O episódio serviu para eclodir uma guerra com a TV Globo que já estava anunciada durante a temporada. Eurico interpretou que a Globo teria manipulado informações sobre a queda de parte do alambrado de São Januário. Por isso, decidiu fazer a provocação. Sem que nem Silvio Santos, dono do SBT, soubesse, ele estampou a marca nas costas e na frente da camisa. O logotipo da emissora apareceu durante toda a transmissão da partida, realizada ao vivo pela TV Globo.

Júnior Baiano em 2001 - Antônio Gaudério/Folhapress - Antônio Gaudério/Folhapress
Júnior Baiano foi um dos campeões da Copa João Havelange de 2000, pelo Vasco
Imagem: Antônio Gaudério/Folhapress

"Essa vitória foi a oportunidade que eu tive de prestar uma homenagem ao SBT. Acho que o SBT não esperava, não sabia. Eu vou botar o SBT na camisa do Vasco, o SBT não me paga nada. Eu vou botar o SBT permanentemente na camisa do Vasco", disse, após o título ainda no vestiário, o então recém-empossado presidente do clube.

Segundo ele, a TV Globo editou as imagens dando a entender que Eurico e o Vasco não se preocuparam com as vítimas. "Na fita que eu tenho gravada, o seu Galvão Bueno dizia que a posição que todos tinham que assumir era a posição do Eurico Miranda que só se interessava em cuidar dos feridos. E eles depois fizeram uma montagem. (...) Vamos botar aqui: o minuto 0 foi quando o alambrado cedeu, fomos até o minuto 70. Durante todos esses minutos, até o minuto 40, eu não cuidei de outra coisa senão dos feridos. O que que a fez a Rede Globo manipulando as imagens. Buscou o minuto 64 e jogou no minuto 2. Editou e jogou para o mundo inteiro, jogou para a mídia. Quando provei que editaram, muitos não tinham mais como mudar a opinião porque embarcaram naquela edição de imagens que a Rede Globo fez", disse ele, em participação no programa do Ratinho em 2001.

O discurso anti-Globo de Eurico Miranda ecoou ao longo de toda aquela temporada. O dirigente, antes vice-presidente de futebol, questionava a marcação de horários das partidas pela emissora detentora dos direitos de transmissão, além de denunciar um suposto "monopólio" do canal no país.

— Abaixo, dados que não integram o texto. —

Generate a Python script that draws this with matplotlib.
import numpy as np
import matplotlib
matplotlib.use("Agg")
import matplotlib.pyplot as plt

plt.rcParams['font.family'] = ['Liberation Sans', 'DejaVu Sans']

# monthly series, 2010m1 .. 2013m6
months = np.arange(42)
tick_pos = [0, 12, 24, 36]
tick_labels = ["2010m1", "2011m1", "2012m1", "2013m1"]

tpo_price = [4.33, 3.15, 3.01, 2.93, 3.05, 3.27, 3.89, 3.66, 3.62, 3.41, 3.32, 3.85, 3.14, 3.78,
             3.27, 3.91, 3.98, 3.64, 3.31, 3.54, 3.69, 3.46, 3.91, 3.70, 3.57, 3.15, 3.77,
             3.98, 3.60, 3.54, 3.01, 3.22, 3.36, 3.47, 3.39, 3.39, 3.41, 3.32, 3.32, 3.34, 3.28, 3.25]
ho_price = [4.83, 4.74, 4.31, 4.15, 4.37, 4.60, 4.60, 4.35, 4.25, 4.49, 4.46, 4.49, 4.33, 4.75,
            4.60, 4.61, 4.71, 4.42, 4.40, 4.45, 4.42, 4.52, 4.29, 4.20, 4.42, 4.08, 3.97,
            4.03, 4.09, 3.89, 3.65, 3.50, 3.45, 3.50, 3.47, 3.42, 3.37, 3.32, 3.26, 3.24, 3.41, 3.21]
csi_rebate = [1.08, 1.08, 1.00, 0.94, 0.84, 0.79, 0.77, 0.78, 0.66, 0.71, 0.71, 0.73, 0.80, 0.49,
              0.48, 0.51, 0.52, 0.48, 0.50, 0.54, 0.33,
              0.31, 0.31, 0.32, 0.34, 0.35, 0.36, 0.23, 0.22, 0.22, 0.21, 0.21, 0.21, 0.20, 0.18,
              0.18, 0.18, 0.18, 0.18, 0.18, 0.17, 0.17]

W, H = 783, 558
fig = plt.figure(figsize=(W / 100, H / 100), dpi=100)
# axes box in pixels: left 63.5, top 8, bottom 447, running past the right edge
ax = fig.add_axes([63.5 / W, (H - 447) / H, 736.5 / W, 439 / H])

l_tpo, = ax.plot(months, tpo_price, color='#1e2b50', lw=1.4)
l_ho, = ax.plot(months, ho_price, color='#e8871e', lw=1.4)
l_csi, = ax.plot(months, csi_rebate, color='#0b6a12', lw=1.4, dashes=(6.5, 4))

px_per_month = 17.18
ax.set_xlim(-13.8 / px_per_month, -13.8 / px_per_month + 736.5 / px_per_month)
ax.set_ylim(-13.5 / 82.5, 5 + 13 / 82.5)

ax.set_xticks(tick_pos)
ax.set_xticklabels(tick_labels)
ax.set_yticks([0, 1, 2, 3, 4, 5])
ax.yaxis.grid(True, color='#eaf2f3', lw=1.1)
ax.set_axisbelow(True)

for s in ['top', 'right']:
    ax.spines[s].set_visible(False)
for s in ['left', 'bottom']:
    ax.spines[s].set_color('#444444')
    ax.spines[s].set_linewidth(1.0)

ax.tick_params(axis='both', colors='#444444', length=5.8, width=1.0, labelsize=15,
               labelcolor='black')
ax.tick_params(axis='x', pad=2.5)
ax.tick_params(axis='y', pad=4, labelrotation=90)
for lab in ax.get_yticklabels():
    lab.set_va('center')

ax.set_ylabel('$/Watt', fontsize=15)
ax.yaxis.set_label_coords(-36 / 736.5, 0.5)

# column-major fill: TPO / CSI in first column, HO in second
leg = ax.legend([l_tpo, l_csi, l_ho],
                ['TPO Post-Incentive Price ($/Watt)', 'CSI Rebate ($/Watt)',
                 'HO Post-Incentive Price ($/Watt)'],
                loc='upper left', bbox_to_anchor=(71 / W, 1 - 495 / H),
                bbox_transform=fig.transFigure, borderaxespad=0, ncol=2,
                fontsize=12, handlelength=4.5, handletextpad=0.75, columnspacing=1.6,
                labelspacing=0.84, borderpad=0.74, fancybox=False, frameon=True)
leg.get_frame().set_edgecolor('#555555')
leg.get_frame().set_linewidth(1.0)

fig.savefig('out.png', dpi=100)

O que permitiu ao Vasco provocar a Globo foi que o contrato de patrocínio com uma marca de sabão em pó acabou em 2000 e não foi renovado no ano seguinte, quando a Copa João Havelange foi de fato decidida. Foi a oportunidade que Eurico Miranda teve para provocar a Globo. "Na camisa do Vasco coloco o que quero", disse. Nas arquibancadas houve ofensas à Globo e cantos elogiosos ao SBT, como "ão, ão, ão, é o jogo do milhão" e até "ritmo de festa", bordão do apresentador Silvio Santos. A transmissão global, comandada por Galvão Bueno, se esforçou para conter o áudio das ofensas e "disfarçar" o logotipo do SBT. O jogo deu média de 31 e picos de 39 pontos de audiência - segundo dados da época, 60 milhões de televisores ligados.

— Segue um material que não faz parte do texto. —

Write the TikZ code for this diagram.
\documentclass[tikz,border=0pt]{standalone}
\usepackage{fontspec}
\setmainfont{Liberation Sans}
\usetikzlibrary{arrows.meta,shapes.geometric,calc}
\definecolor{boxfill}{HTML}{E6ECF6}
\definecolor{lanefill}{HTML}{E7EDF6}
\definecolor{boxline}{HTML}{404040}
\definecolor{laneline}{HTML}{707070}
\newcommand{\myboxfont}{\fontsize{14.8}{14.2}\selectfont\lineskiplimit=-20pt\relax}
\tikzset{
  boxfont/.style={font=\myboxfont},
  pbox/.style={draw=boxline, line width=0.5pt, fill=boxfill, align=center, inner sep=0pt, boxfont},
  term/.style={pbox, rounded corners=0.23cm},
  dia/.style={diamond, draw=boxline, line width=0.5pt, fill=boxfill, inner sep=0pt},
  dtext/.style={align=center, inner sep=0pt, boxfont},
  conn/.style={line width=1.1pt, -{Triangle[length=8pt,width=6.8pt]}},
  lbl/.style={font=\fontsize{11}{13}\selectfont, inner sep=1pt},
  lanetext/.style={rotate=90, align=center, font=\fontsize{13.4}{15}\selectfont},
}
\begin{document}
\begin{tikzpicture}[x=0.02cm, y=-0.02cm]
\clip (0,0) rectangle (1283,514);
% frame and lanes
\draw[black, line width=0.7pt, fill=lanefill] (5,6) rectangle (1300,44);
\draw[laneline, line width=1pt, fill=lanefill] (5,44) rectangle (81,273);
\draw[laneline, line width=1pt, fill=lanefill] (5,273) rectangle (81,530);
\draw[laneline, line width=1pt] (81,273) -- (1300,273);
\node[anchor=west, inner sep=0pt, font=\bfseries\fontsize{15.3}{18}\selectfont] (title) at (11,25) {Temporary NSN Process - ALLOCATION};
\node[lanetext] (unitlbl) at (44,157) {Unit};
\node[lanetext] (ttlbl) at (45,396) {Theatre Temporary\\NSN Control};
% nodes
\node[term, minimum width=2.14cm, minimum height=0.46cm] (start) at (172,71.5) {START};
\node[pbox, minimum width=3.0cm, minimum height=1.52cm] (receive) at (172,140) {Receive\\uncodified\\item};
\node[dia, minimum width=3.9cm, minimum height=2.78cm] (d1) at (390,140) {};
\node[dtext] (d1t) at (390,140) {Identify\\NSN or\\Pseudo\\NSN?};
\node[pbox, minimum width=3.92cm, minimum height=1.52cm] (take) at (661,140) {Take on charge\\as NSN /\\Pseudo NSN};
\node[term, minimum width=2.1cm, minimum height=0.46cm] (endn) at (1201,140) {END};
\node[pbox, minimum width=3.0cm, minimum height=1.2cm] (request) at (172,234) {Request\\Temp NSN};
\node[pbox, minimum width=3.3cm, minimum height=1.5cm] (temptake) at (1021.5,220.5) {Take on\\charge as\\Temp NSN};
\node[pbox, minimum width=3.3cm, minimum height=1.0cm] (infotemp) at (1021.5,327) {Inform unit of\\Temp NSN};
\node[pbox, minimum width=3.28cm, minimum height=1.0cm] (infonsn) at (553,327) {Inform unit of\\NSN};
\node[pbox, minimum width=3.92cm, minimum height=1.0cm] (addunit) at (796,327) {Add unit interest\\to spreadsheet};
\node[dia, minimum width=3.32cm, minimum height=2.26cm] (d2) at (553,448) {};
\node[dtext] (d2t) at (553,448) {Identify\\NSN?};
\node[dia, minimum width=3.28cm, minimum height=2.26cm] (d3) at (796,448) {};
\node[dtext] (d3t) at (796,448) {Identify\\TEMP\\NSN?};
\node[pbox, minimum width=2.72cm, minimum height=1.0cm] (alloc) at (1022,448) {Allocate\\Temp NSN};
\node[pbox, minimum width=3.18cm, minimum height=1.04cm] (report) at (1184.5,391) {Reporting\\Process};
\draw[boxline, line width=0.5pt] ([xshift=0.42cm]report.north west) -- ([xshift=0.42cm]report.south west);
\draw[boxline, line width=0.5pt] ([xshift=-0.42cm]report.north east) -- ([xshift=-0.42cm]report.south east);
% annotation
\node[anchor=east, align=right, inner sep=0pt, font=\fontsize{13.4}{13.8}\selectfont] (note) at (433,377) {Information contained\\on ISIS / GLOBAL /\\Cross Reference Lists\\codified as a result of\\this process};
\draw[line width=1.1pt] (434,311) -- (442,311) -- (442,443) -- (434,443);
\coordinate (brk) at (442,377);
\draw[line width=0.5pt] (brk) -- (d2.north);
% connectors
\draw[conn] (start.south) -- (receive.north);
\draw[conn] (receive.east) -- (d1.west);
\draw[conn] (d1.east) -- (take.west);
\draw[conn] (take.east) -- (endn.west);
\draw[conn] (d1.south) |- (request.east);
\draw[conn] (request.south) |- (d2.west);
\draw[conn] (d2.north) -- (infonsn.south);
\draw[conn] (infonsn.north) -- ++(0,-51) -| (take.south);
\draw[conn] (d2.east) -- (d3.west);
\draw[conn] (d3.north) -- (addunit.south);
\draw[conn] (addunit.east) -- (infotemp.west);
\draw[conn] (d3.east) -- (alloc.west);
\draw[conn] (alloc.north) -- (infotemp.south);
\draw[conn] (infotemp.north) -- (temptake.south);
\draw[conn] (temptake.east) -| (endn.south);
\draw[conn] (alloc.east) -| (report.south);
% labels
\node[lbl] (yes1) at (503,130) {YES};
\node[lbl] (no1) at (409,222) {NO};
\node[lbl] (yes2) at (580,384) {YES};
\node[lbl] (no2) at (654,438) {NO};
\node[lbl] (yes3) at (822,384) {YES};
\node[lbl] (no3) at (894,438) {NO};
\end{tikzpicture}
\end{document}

Eurico Miranda - Paulo Fernandes/Divulgação - Paulo Fernandes/Divulgação
Eurico Miranda foi vice-presidente de futebol do Vasco até 2000 e assumiu a presidência em 2001
Imagem: Paulo Fernandes/Divulgação

Como clubes não podem ser patrocinados por empresas de comunicação, houve expectativa de reversão do título do Vasco, mas o Superior Tribunal de Justiça Desportiva (STJD) considerou o ato como homenagem, e não patrocínio, já que não houve ganho financeiro na operação. "Homenagem a gente presta a quem quer", disse o dirigente. Apesar de ter a marca usada indevidamente, o SBT não acionou judicialmente o Vasco na ocasião.

Na época, Eurico alegava que o ' patrocínio' foi uma homenagem a Silvio Santos. "É muito difícil de enfrentar (o poder). E você vê uma pessoa que veio lá de baixo e enfrentando tudo e todos, ele consegue incomodar. Era uma homenagem que estava fazendo e quis mostrar que a gente também pode incomodar. Eu quis homenagear o Silvio Santos que é uma grande figura desse país e foi uma homenagem a ele", disse, também a Ratinho.

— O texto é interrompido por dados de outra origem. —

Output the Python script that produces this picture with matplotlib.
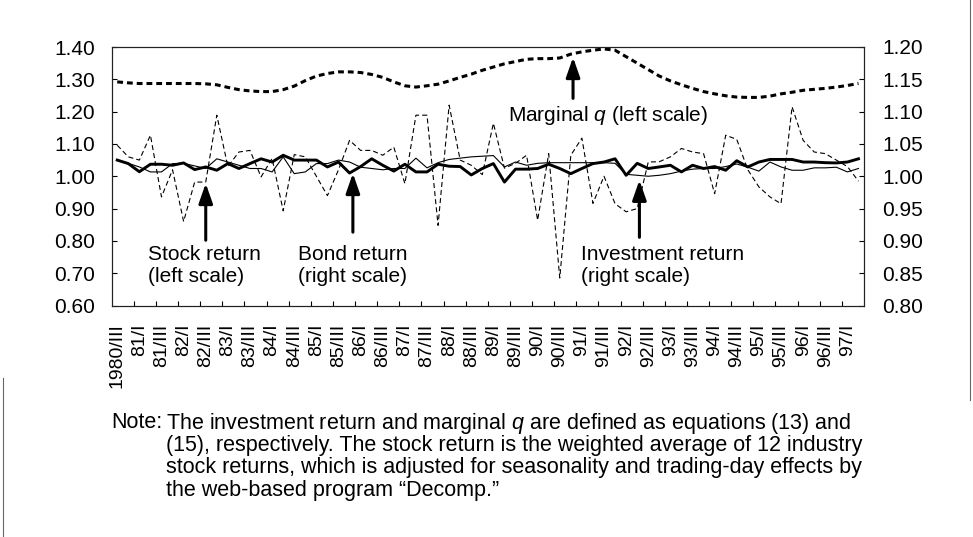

Anos mais tarde, em 2017, durante entrevista à ESPN Brasil, Eurico Miranda disse que não repetiria o gesto: "Por acaso, foi uma coisa que deu. Eu não botei ESPN porque a ESPN não era concorrente da Globo. Eu estava magoado com uma série de situações, de não ter recebido, de ter disputado dois campeonatos - e acabei ganhando os dois, a Mercosul e o Campeonato Brasileiro. Não posso dizer que me arrependo das coisas, porque não seria justo. O que posso dizer é que, se fosse hoje, eu não faria. Mas não me arrependo."